La psychiatrie publique fait déjà face à une nouvelle «vague» de besoins qui va aller croissante dans les prochains mois avec notamment les patients dont le suivi a été réduit pendant l’épidémie et dont l’état s’est dégradé, de nombreuses personnes qui ont souffert du confinement et du stress prolongé lié à l’épidémie, et surtout toutes celles qui vont souffrir des répercussions économiques et sociales de la crise inévitable dans tout le pays. Les dispositifs de soins, déjà saturés avant la crise, avec des listes d’attente dans de nombreuses structures, ne pourront faire face à cet afflux de besoins sans un véritable plan d’urgence, massif et profond.
Au-delà de la feuille de route pour la psychiatrie et la santé mentale dont il faut poursuivre la mise en œuvre, des mesures plus volontaristes, financières et structurelles, sont indispensables.

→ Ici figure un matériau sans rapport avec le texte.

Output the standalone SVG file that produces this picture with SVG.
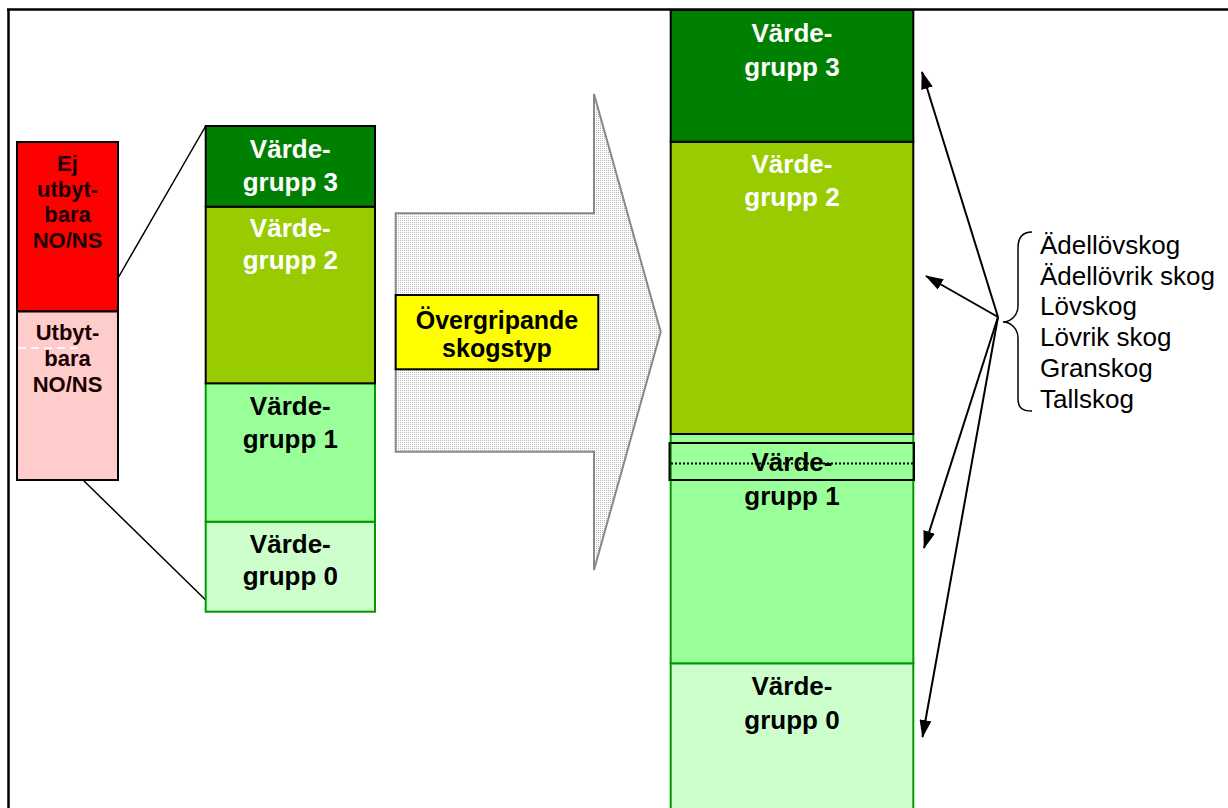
<svg xmlns="http://www.w3.org/2000/svg" width="1228" height="808" viewBox="0 0 1228 808">
<style>
.b{font-family:"Liberation Sans",Arial,sans-serif;font-weight:bold;text-anchor:middle}
.vg{font-size:26px}
.w{fill:#ffffff}
.k{fill:#000000}
.sm{font-size:22px;fill:#1a0000}
.lst{font-family:"Liberation Sans",Arial,sans-serif;font-size:26px;fill:#000}
.bk{stroke:#000;stroke-width:2}
.gr{stroke:#009900;stroke-width:2}
.con{stroke:#000;stroke-width:1.5;fill:none}
.arr{stroke:#000;stroke-width:2;fill:none;marker-end:url(#ah)}
</style>
<defs>
<pattern id="dots" width="2" height="2" patternUnits="userSpaceOnUse">
<rect width="2" height="2" fill="#ffffff"/>
<rect width="1" height="1" fill="#b8b8b8"/>
</pattern>
<marker id="ah" markerUnits="userSpaceOnUse" markerWidth="18" markerHeight="12" viewBox="0 0 18 12" refX="17" refY="6" orient="auto">
<path d="M0,0 L18,6 L0,12 z" fill="#000"/>
</marker>
</defs>
<rect width="1228" height="808" fill="#ffffff"/>
<g id="frame">
<line x1="7" y1="9.5" x2="1228" y2="9.5" stroke="#000" stroke-width="2.5"/>
<line x1="8.5" y1="9" x2="8.5" y2="808" stroke="#000" stroke-width="2.5"/>
</g>
<g id="connectors">
<line class="con" x1="118" y1="278" x2="205.7" y2="126"/>
<line class="con" x1="83" y1="480" x2="205.7" y2="600"/>
<line class="arr" x1="998" y1="317" x2="922" y2="72"/>
<line class="arr" x1="998" y1="317" x2="926" y2="276"/>
<line class="arr" x1="998" y1="317" x2="924" y2="548"/>
<line class="arr" x1="998" y1="317" x2="922.5" y2="737"/>
</g>
<g id="nsbox-ej">
<rect x="17" y="142" width="101" height="169.5" fill="#ff0000" class="bk"/>
<text class="b sm" x="67.5" y="170.5">Ej</text>
<text class="b sm" x="67.5" y="196.5">utbyt-</text>
<text class="b sm" x="67.5" y="221.5">bara</text>
<text class="b sm" x="67.5" y="247.5">NO/NS</text>
</g>
<g id="nsbox-utb">
<rect x="17" y="311.5" width="101" height="168.5" fill="#ffcccc" class="bk"/>
<line x1="18" y1="348" x2="80" y2="348" stroke="#ffffff" stroke-width="1.5" stroke-dasharray="8,5"/>
<text class="b sm" x="67.5" y="340">Utbyt-</text>
<text class="b sm" x="67.5" y="366">bara</text>
<text class="b sm" x="67.5" y="392">NO/NS</text>
</g>
<g id="mid-vg0">
<rect x="205.7" y="521.7" width="169.3" height="90" fill="#ccffcc" class="gr"/>
<text class="b vg k" x="290.3" y="553">Värde-</text>
<text class="b vg k" x="290.3" y="585">grupp 0</text>
</g>
<g id="mid-vg1">
<rect x="205.7" y="383.3" width="169.3" height="138.4" fill="#99ff99" class="gr"/>
<text class="b vg k" x="290.3" y="415">Värde-</text>
<text class="b vg k" x="290.3" y="448">grupp 1</text>
</g>
<g id="mid-vg2">
<rect x="205.7" y="206.7" width="169.3" height="176.6" fill="#99cc00" class="bk"/>
<text class="b vg w" x="290.3" y="237">Värde-</text>
<text class="b vg w" x="290.3" y="268.5">grupp 2</text>
</g>
<g id="mid-vg3">
<rect x="205.7" y="126" width="169.3" height="80.7" fill="#008000" class="bk"/>
<text class="b vg w" x="290.3" y="158">Värde-</text>
<text class="b vg w" x="290.3" y="190.5">grupp 3</text>
</g>
<g id="big-arrow">
<path d="M395.7,213.3 L594,213.3 L594,94 L660.7,331.7 L594,570 L594,451.7 L395.7,451.7 Z" fill="url(#dots)" stroke="#888888" stroke-width="2"/>
</g>
<g id="skogstyp">
<rect x="395.7" y="295" width="202.6" height="74.3" fill="#ffff00" stroke="#000" stroke-width="2"/>
<text class="b k" font-size="25" x="497" y="328.5">Övergripande</text>
<text class="b k" font-size="25" x="497" y="356.5">skogstyp</text>
</g>
<g id="right-vg0">
<rect x="670.7" y="663.3" width="242.6" height="160" fill="#ccffcc" class="gr"/>
<text class="b vg k" x="792" y="695">Värde-</text>
<text class="b vg k" x="792" y="728.5">grupp 0</text>
</g>
<g id="right-vg1">
<rect x="670.7" y="434" width="242.6" height="229.3" fill="#99ff99" class="gr"/>
<text class="b vg k" x="792" y="471">Värde-</text>
<text class="b vg k" x="792" y="505">grupp 1</text>
</g>
<g id="right-vg2">
<rect x="670.7" y="141.7" width="242.6" height="292.3" fill="#99cc00" class="bk"/>
<text class="b vg w" x="792" y="173">Värde-</text>
<text class="b vg w" x="792" y="206">grupp 2</text>
</g>
<g id="right-vg3">
<rect x="670.7" y="10" width="242.6" height="131.7" fill="#008000" class="bk"/>
<text class="b vg w" x="792" y="41.5">Värde-</text>
<text class="b vg w" x="792" y="76">grupp 3</text>
</g>
<g id="dotted-box">
<rect x="669.5" y="443" width="244.5" height="37" fill="none" stroke="#000" stroke-width="2"/>
<line x1="671" y1="463.5" x2="913" y2="463.5" stroke="#000" stroke-width="2" stroke-dasharray="2,2"/>
</g>
<g id="forest-types">
<path d="M1032,232 C1022,232 1018,238 1018,248 L1018,306 C1018,316 1010,322 1003,322 C1010,322 1018,328 1018,338 L1018,398 C1018,408 1022,411 1032,411" fill="none" stroke="#000" stroke-width="1.5"/>
<text class="lst" x="1040" y="253.5">Ädellövskog</text>
<text class="lst" x="1040" y="284.5">Ädellövrik skog</text>
<text class="lst" x="1040" y="315">Lövskog</text>
<text class="lst" x="1040" y="346">Lövrik skog</text>
<text class="lst" x="1040" y="377">Granskog</text>
<text class="lst" x="1040" y="408">Tallskog</text>
</g>
</svg>
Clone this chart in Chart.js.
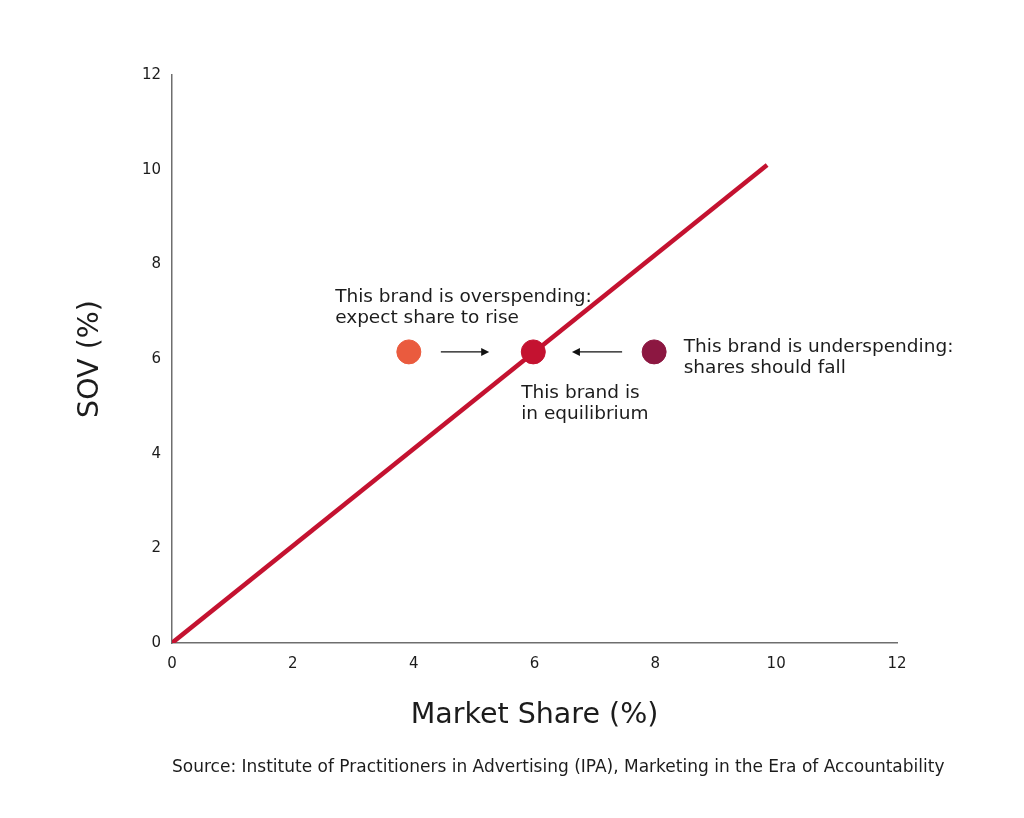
<!DOCTYPE html>
<html><head><meta charset="utf-8">
<script src="https://cdn.jsdelivr.net/npm/chart.js@4.4.0/dist/chart.umd.min.js"></script>
<style>html,body{margin:0;padding:0;background:#fff}canvas{display:block}</style>
</head><body><canvas id="c" width="1024" height="818"></canvas>
<script>
// ---- data ----
const xTicks = [0, 2, 4, 6, 8, 10, 12];
const yTicks = [0, 2, 4, 6, 8, 10, 12];
const lineX = [0, 9.85];
const lineY = [0, 10.1];
const brandNames = ['Overspending', 'Equilibrium', 'Underspending'];
const brandX = [3.92, 5.98, 7.98];
const brandY = [6.15, 6.15, 6.15];
const brandColors = ['#EA5B3E', '#C41230', '#8C1741'];
const arrowFromX = [4.45, 7.45];
const arrowToX = [5.25, 6.62];
const arrowY = [6.15, 6.15];
const noteLines = [
  ['This brand is overspending:', 'expect share to rise'],
  ['This brand is', 'in equilibrium'],
  ['This brand is underspending:', 'shares should fall']
];
const noteX = [2.70, 5.78, 8.47];
const noteY = [7.31, 5.28, 6.25];
const xTitle = 'Market Share (%)';
const yTitle = 'SOV (%)';
const sourceText = 'Source: Institute of Practitioners in Advertising (IPA), Marketing in the Era of Accountability';

const FONT = '"DejaVu Sans", "Open Sans", sans-serif';
const TEXT = '#1c1c1c';

const annotations = {
  id: 'annotations',
  afterDatasetsDraw(chart) {
    const {ctx, scales: {x, y}, chartArea} = chart;
    ctx.save();
    // arrows
    ctx.strokeStyle = '#111';
    ctx.fillStyle = '#111';
    ctx.lineWidth = 1.2;
    for (let i = 0; i < arrowFromX.length; i++) {
      const x0 = x.getPixelForValue(arrowFromX[i]);
      const x1 = x.getPixelForValue(arrowToX[i]);
      const yy = y.getPixelForValue(arrowY[i]);
      const dir = Math.sign(x1 - x0);
      ctx.beginPath();
      ctx.moveTo(x0, yy);
      ctx.lineTo(x1 - dir * 6, yy);
      ctx.stroke();
      ctx.beginPath();
      ctx.moveTo(x1, yy);
      ctx.lineTo(x1 - dir * 8, yy - 4);
      ctx.lineTo(x1 - dir * 8, yy + 4);
      ctx.closePath();
      ctx.fill();
    }
    // notes
    ctx.fillStyle = TEXT;
    ctx.font = '18.5px ' + FONT;
    ctx.textAlign = 'left';
    ctx.textBaseline = 'middle';
    for (let i = 0; i < noteLines.length; i++) {
      const px = x.getPixelForValue(noteX[i]);
      const py = y.getPixelForValue(noteY[i]);
      noteLines[i].forEach((t, j) => ctx.fillText(t, px, py + j * 21));
    }
    // source
    ctx.font = '17px ' + FONT;
    ctx.fillText(sourceText, chartArea.left, 768);
    ctx.restore();
  }
};

new Chart(document.getElementById('c'), {
  type: 'scatter',
  data: {
    datasets: [
      {
        label: 'Equilibrium line',
        type: 'line',
        data: lineX.map((v, i) => ({x: v, y: lineY[i]})),
        borderColor: '#C41230',
        borderWidth: 4.5,
        pointRadius: 0,
        fill: false,
        order: 2
      },
      {
        label: 'Brands',
        data: brandX.map((v, i) => ({x: v, y: brandY[i]})),
        backgroundColor: brandColors,
        borderColor: brandColors,
        pointRadius: 12,
        pointHoverRadius: 12,
        order: 1
      }
    ]
  },
  options: {
    responsive: false,
    animation: false,
    devicePixelRatio: 1,
    layout: {padding: {left: 73, right: 127, top: 75, bottom: 85}},
    plugins: {legend: {display: false}, tooltip: {enabled: false}},
    scales: {
      x: {
        type: 'linear', min: 0, max: 12,
        afterBuildTicks: s => { s.ticks = xTicks.map(v => ({value: v})); },
        afterFit: s => { s.height = 90; },
        grid: {display: false},
        border: {display: true, color: '#6e6e6e', width: 1.5},
        ticks: {color: TEXT, font: {family: FONT, size: 15}, padding: 4, maxRotation: 0},
        title: {display: true, text: xTitle, color: TEXT, font: {family: FONT, size: 28.5}, padding: {top: 0, bottom: 0}}
      },
      y: {
        type: 'linear', min: 0, max: 12,
        afterBuildTicks: s => { s.ticks = yTicks.map(v => ({value: v})); },
        afterFit: s => { s.width = 99; },
        grid: {display: false},
        border: {display: true, color: '#6e6e6e', width: 1.5},
        ticks: {color: TEXT, font: {family: FONT, size: 15}, padding: 3},
        title: {display: true, text: yTitle, color: TEXT, font: {family: FONT, size: 28.5}, padding: {top: 0, bottom: 0}}
      }
    }
  },
  plugins: [annotations]
});
</script>
</body></html>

Au plan budgétaire tout d’abord, un rattrapage des nombreuses années de sous-dotation est un impératif absolu, à hauteur d’au moins 5 % des financements annuels, afin de couvrir à la fois les besoins des structures existantes et ceux des nouveaux dispositifs à créer. La réforme des modalités de répartition enclenchée récemment apporte certes des innovations intéressantes, mais s’avère d’une très grande complexité et sans intérêt majeur si l’enveloppe totale à répartir n’évolue pas de manière plus significative.
Par ailleurs, des réformes organisationnelles doivent être mises en œuvre sans tarder pour éviter la fermeture de structure de soins menacées et asseoir des changements efficaces et durables de l’offre de soins, sur la base des ressources indispensables partout et qui ont été déjà largement listées par les innombrables rapports produits sur le sujet. Ces réformes doivent être pilotées à l’échelon de chaque territoire (environ 50 sur tout le pays, pouvant reprendre la cartographie des Projets territoriaux de santé mentale) avec une structuration opérationnelle forte et claire, sous la responsabilité d’un trio médecin-administratif-élu disposant de moyens et rendant compte pendant trois ans des actions menées. Cette cellule assurera la coordination de tous les acteurs en s’appuyant notamment sur des Conseils locaux de santé mentale généralisés et structurés, et sur les communautés psychiatriques de territoire quand elles existent, permettant l’implication et la complémentarité des missions des professionnels, usagers, associations et élus.
Sur le plan national, d’autres réformes de fond portées depuis des années par les acteurs doivent être enfin mises en œuvre: l’intégration des psychologues dans les professions de santé et le remboursement de leurs consultations, la reconnaissance des actes spécifiques des infirmiers libéraux, ou encore la définition de consultations majorées pour les médecins généralistes prenant en charge les troubles psychiques. Par ailleurs, un soutien fort à la recherche en psychiatrie et sa coordination par un institut national est le seul moyen d’améliorer durablement les conditions de l’innovation et du progrès dans un domaine qui touche, d’une manière ou d’une autre, plus d’un Français sur cinq au cours de sa vie.
Enfin, nous soutenons aussi pleinement les revendications portées par l’ensemble des personnels hospitaliers et leurs coordinations, en particulier sur la revalorisation des salaires et la refonte des gouvernances hospitalières, conditions de la survie de l’hôpital publique.
Tout cela est possible, à condition d’agir immédiatement et massivement, en s’appuyant sur le volontarisme et la solidarité déployés pendant la crise. Ce rendez-vous historique ne peut pas être manqué, il serait dramatique que la psychiatrie revienne à son état antérieur.